The BlockBuilder class contains a buffer whose size is that expected for the block (64KB in my case) and an add method that adds a single record to the current block, provided that there is still room for it. Here is what my implementation looks like:

class Record:
    Key = str
    Value = bytes

    def __init__(self, key: Key, value: Value):
        self.key = key
        self.value = value

    def to_bytes(self) -> bytes:
        pass


class Block:
    def __init__(self, data: bytes, offsets: list[int]):
        self.data = data
        self.offsets = offsets


class BlockBuilder:
    def __init__(self, block_size: int):
        self.block_size = block_size
        self.offsets = []
        self.data_buffer = bytearray(self.block_size)
        self.data_length = 0

    def add(self, key: Record.Key, value: Record.Value) -> bool:
        encoded_record = Record(key=key, value=value).to_bytes()
        size = len(encoded_record)

        # Compute the new expected offset
        current_offset = self.data_length
        new_offset = current_offset + size

        # Do not add record to current block if size bigger than expected
        if new_offset > self.block_size:
            return False

        # Otherwise (there is still room), add the record to the current block
        self.offsets.append(current_offset)
        self.data_buffer[current_offset:new_offset] = encoded_record
        self.data_length += size

        return True

    def create_block(self) -> Block:
        # Truncating the data to self.data_length (all bytes after are empty)
        return Block(data=bytes(self.data_buffer[:self.data_length]),
                     offsets=self.offsets)
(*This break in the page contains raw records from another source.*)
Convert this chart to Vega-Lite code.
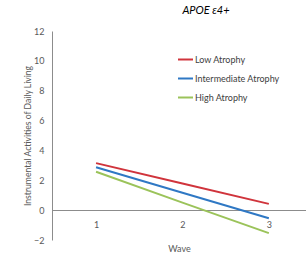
{
  "$schema": "https://vega.github.io/schema/vega-lite/v6.json",
  "width": 254,
  "height": 209,
  "autosize": "none",
  "padding": {"left": 52, "top": 31, "right": 0, "bottom": 16},
  "background": "white",
  "config": {"view": {"stroke": null}, "font": "Lato"},
  "title": {"text": "APOE ε4+", "fontStyle": "italic", "fontSize": 11, "fontWeight": "normal", "color": "#000000", "anchor": "middle", "dx": 27, "offset": 11},
  "data": {"values": [
    {"wave": 1, "group": "Low Atrophy", "iadl": 3.15},
    {"wave": 2, "group": "Low Atrophy", "iadl": 1.78},
    {"wave": 3, "group": "Low Atrophy", "iadl": 0.42},
    {"wave": 1, "group": "Intermediate Atrophy", "iadl": 2.87},
    {"wave": 2, "group": "Intermediate Atrophy", "iadl": 1.16},
    {"wave": 3, "group": "Intermediate Atrophy", "iadl": -0.54},
    {"wave": 1, "group": "High Atrophy", "iadl": 2.57},
    {"wave": 2, "group": "High Atrophy", "iadl": 0.5},
    {"wave": 3, "group": "High Atrophy", "iadl": -1.54}
  ]},
  "mark": {"type": "line", "strokeWidth": 2},
  "encoding": {
    "x": {"field": "wave", "type": "quantitative",
      "scale": {"domain": [0.49, 3.43], "nice": false, "zero": false},
      "axis": {"values": [1, 2, 3], "format": "d", "ticks": false, "grid": false, "offset": -30,
        "domainColor": "#8c8c8c", "labelColor": "#595959", "labelFontSize": 9, "labelPadding": 10,
        "title": "Wave", "titleFontSize": 9, "titleFontWeight": "normal", "titleColor": "#595959", "titlePadding": 15}},
    "y": {"field": "iadl", "type": "quantitative",
      "scale": {"domain": [-2, 12], "nice": false, "zero": false},
      "axis": {"values": [-2, 0, 2, 4, 6, 8, 10, 12], "ticks": false, "grid": false,
        "domainColor": "#8c8c8c", "labelColor": "#595959", "labelFontSize": 9, "labelPadding": 8,
        "title": "Instrumental Activities of Daily Living", "titleFontSize": 8.6, "titleFontWeight": "normal", "titleColor": "#595959", "titlePadding": 1}},
    "color": {"field": "group", "type": "nominal",
      "scale": {"domain": ["Low Atrophy", "Intermediate Atrophy", "High Atrophy"], "range": ["#D0343C", "#2F78C4", "#9BC35A"]},
      "legend": {"title": null, "orient": "none", "legendX": 125, "legendY": 20, "symbolType": "stroke", "symbolSize": 225, "symbolStrokeWidth": 2,
        "labelFontSize": 9, "labelColor": "#404040", "rowPadding": 5, "labelOffset": 1}}
  }
}
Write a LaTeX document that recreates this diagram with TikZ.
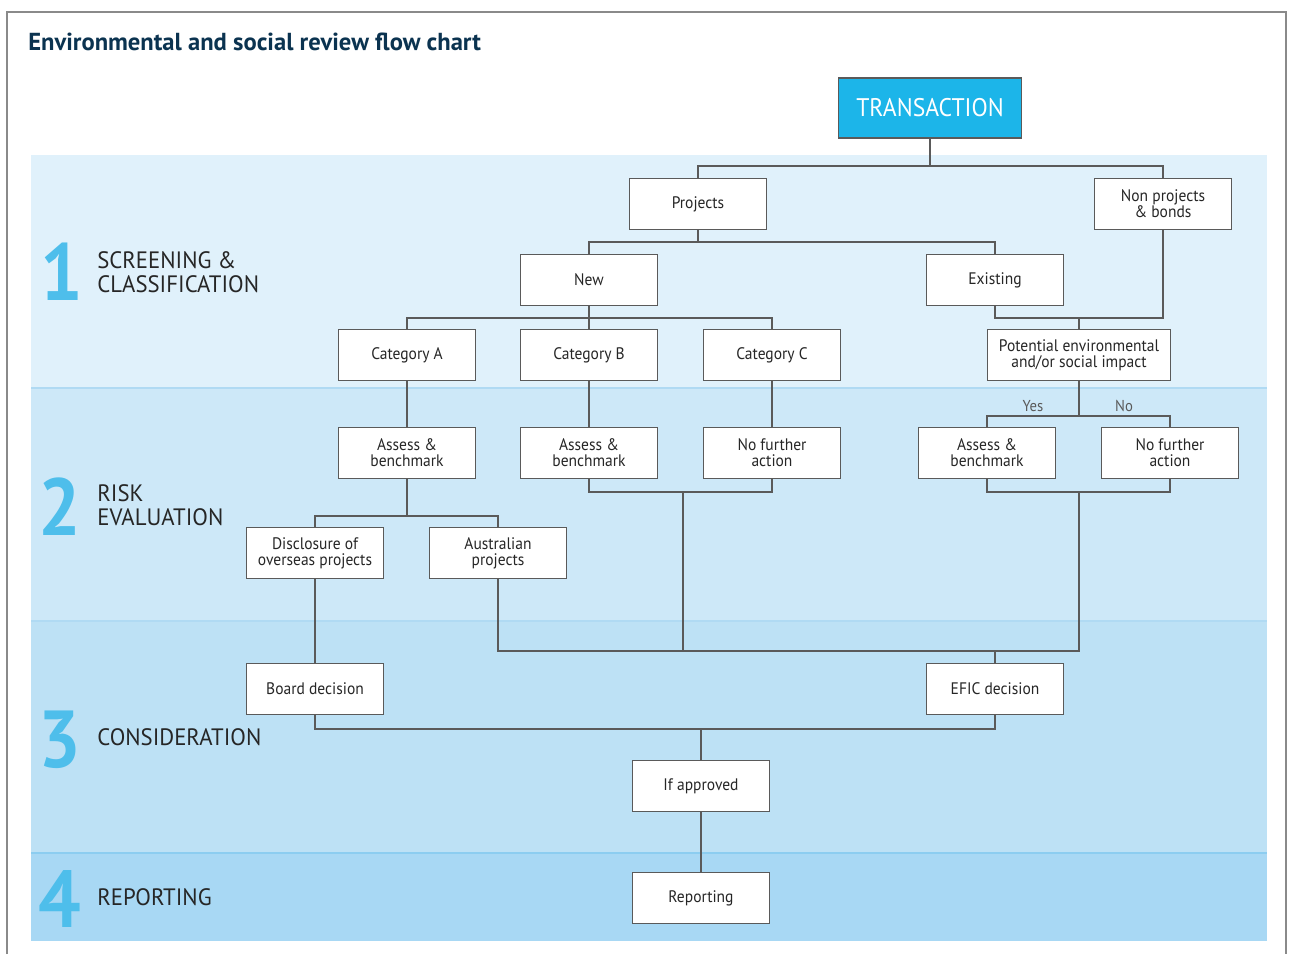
\documentclass[tikz,border=0pt]{standalone}
\usepackage{fontspec}
\setmainfont{PT Sans}[FakeStretch=0.93]
\newfontfamily\labelfont{PT Sans}[FakeStretch=0.96]
\newfontfamily\titlefont{PT Sans}
\usetikzlibrary{positioning, calc}

\definecolor{bandA}{HTML}{E0F1FB}
\definecolor{bandB}{HTML}{CDE8F8}
\definecolor{bandC}{HTML}{BDE1F5}
\definecolor{bandD}{HTML}{A8D8F4}
\definecolor{sepblue}{HTML}{B0DAF3}
\definecolor{sepdeep}{HTML}{8CCDF0}
\definecolor{linegray}{HTML}{5A5A5A}
\definecolor{framegray}{HTML}{8A8A8A}
\definecolor{textgray}{HTML}{262626}
\definecolor{titleblue}{HTML}{0B3350}
\definecolor{transblue}{HTML}{1CB5E9}
\definecolor{numblue}{HTML}{4EBEEB}

\tikzset{
  box/.style={draw=linegray, line width=0.8pt, fill=white, minimum width=2.74cm,
    minimum height=1.02cm, align=center, inner sep=1pt, text=textgray,
    font=\fontsize{9.5}{9.2}\selectfont},
  widebox/.style={box, minimum width=3.66cm},
  link/.style={draw=linegray, line width=0.8pt},
  stagenum/.style={anchor=base west, text=numblue, inner sep=0pt,
    font=\bfseries\fontsize{46}{46}\selectfont},
  stagename/.style={anchor=west, align=left, inner sep=0pt, text=textgray,
    font=\labelfont\fontsize{13.5}{13.8}\selectfont},
  answer/.style={text=linegray, inner sep=0pt, font=\fontsize{9}{10}\selectfont}
}

\begin{document}
\begin{tikzpicture}[x=0.02cm, y=-0.02cm]
\useasboundingbox (0,0) rectangle (1292,954);

% stage bands
\fill[bandA] (31,155) rectangle (1267,388);
\fill[bandB] (31,388) rectangle (1267,621);
\fill[bandC] (31,621) rectangle (1267,853);
\fill[bandD] (31,853) rectangle (1267,941);
\draw[sepblue, line width=0.6pt] (31,388) -- (1267,388);
\draw[sepblue, line width=0.6pt] (31,621) -- (1267,621);
\draw[sepdeep, line width=0.6pt] (31,853) -- (1267,853);

% frame and title
\draw[framegray, line width=0.6pt] (7,954) |- (1286,12) -- (1286,954);
\node[anchor=base west, inner sep=0pt, text=titleblue,
  font=\titlefont\bfseries\fontsize{14}{16}\selectfont] (title) at (28,50)
  {Environmental and social review flow chart};

% stage labels
\node[stagenum] (num1) at (40,300) {1};
\node[stagename] (stage1) at (97,272) {SCREENING \&\\CLASSIFICATION};
\node[stagenum] (num2) at (38,535) {2};
\node[stagename] (stage2) at (97,505) {RISK\\EVALUATION};
\node[stagenum] (num3) at (38,767) {3};
\node[stagename] (stage3) at (97,737) {CONSIDERATION};
\node[stagenum] (num4) at (38,927) {4};
\node[stagename] (stage4) at (97,897) {REPORTING};

% boxes
\node[box, fill=transblue, text=white, minimum width=3.66cm, minimum height=1.2cm,
  font=\fontsize{14.5}{16}\selectfont] (trans) at (930,108) {TRANSACTION};
\node[box] (proj) at (698,204) {Projects};
\node[box] (nonproj) at (1163,204) {Non projects\\\& bonds};
\node[box] (new) at (589,280) {New};
\node[box] (exist) at (995,280) {Existing};
\node[box] (catA) at (407,355) {Category A};
\node[box] (catB) at (589,355) {Category B};
\node[box] (catC) at (772,355) {Category C};
\node[widebox] (impact) at (1079,355) {Potential environmental\\and/or social impact};
\node[box] (assA) at (407,453) {Assess \&\\benchmark};
\node[box] (assB) at (589,453) {Assess \&\\benchmark};
\node[box] (nfaC) at (772,453) {No further\\action};
\node[box] (assR) at (987,453) {Assess \&\\benchmark};
\node[box] (nfaR) at (1170,453) {No further\\action};
\node[box] (disc) at (315,553) {Disclosure of\\overseas projects};
\node[box] (aus) at (498,553) {Australian\\projects};
\node[box] (board) at (315,689) {Board decision};
\node[box] (efic) at (995,689) {EFIC decision};
\node[box] (appr) at (701,786) {If approved};
\node[box] (rep) at (701,898) {Reporting};
\node[answer] (yes) at (1033,406) {Yes};
\node[answer] (no) at (1124,406) {No};

% junctions
\coordinate (j1) at (930,166);
\coordinate (j2) at (697,242);
\coordinate (j3) at (589,318);
\coordinate (j4) at (1079,318);
\coordinate (j5) at (1079,416);
\coordinate (j6) at (407,516);
\coordinate (j7) at (683,492);
\coordinate (j8) at (1079,492);
\coordinate (j9) at (1079,651);
\coordinate (j10) at (699,729);

% connectors
\draw[link] (trans.south) -- (trans.south |- j1);
\draw[link] (proj.north) |- (j1) -| (nonproj.north);
\draw[link] (proj.south) -- (proj.south |- j2);
\draw[link] (new.north) |- (j2) -| (exist.north);
\draw[link] (new.south) -- (catB.north);
\draw[link] (catA.north) |- (j3) -| (catC.north);
\draw[link] (exist.south) |- (j4) -| (nonproj.south);
\draw[link] (impact.north) -- (impact.north |- j4);
\draw[link] (catA) -- (assA);
\draw[link] (catB) -- (assB);
\draw[link] (catC) -- (nfaC);
\draw[link] (impact.south) -- (impact.south |- j5);
\draw[link] (assR.north) |- (j5) -| (nfaR.north);
\draw[link] (assB.south) |- (j7) -| (nfaC.south);
\draw[link] (assR.south) |- (j8) -| (nfaR.south);
\draw[link] (assA.south) -- (assA.south |- j6);
\draw[link] (disc.north) |- (j6) -| (aus.north);
\draw[link] (disc) -- (board);
\draw[link] (aus.south) |- (j9) -- (j8);
\draw[link] (j7) -- (j7 |- j9);
\draw[link] (efic.north) -- (efic.north |- j9);
\draw[link] (board.south) |- (j10) -| (efic.south);
\draw[link] (appr.north) -- (appr.north |- j10);
\draw[link] (appr) -- (rep);
\end{tikzpicture}
\end{document}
So the idea is: before adding a new record, we can compute the next expected offset. If it goes beyond the target size of the block, then we don’t add the record to that block. Otherwise, the record gets added to the current block (the encoded record is added to the buffer, and the current offset is added to the list of offsets).

All in all, the records are stored in the buffer in an encoded way and the list of offsets is not encoded. What’s interesting with having records stored in their raw binary format is that this reduces memory overhead. If instead, they were stored in a structure wrapping each key-value pair (like a list for example), more memory would be needed to store the associated metadata (like the length and capacity of the list). To convince oneself about that, we can look at the size of an empty stream of bytes, versus that of an empty list:

import sys

# Empty stream of bytes
sys.getsizeof(b'')  # 33 bytes

# Empty list
sys.getsizeof([])  # 64 bytes

The list indeed takes up more space than the simple stream of bytes. Also, they may be faster to process given that raw bytes in a pre-allocated buffer are stored contiguously in memory whereas a list in python stores references to the actual elements. Thus, accessing the data in a list likely takes more time than reading a stream of bytes when we know where is the starting offset.

Another important aspect is that, when the block is full (i.e. no additional record can be added to it), there will likely be a few bytes that remain empty (a number of bytes smaller than the size of the next record). Since the Block is then decoded starting from the end to get the number of records and all the offsets, it is important to know exactly the number of bytes that have been filled. That’s why in create_block (the method that actually creates the Block python object), I truncate the buffer down to the number of bytes that was actually filled.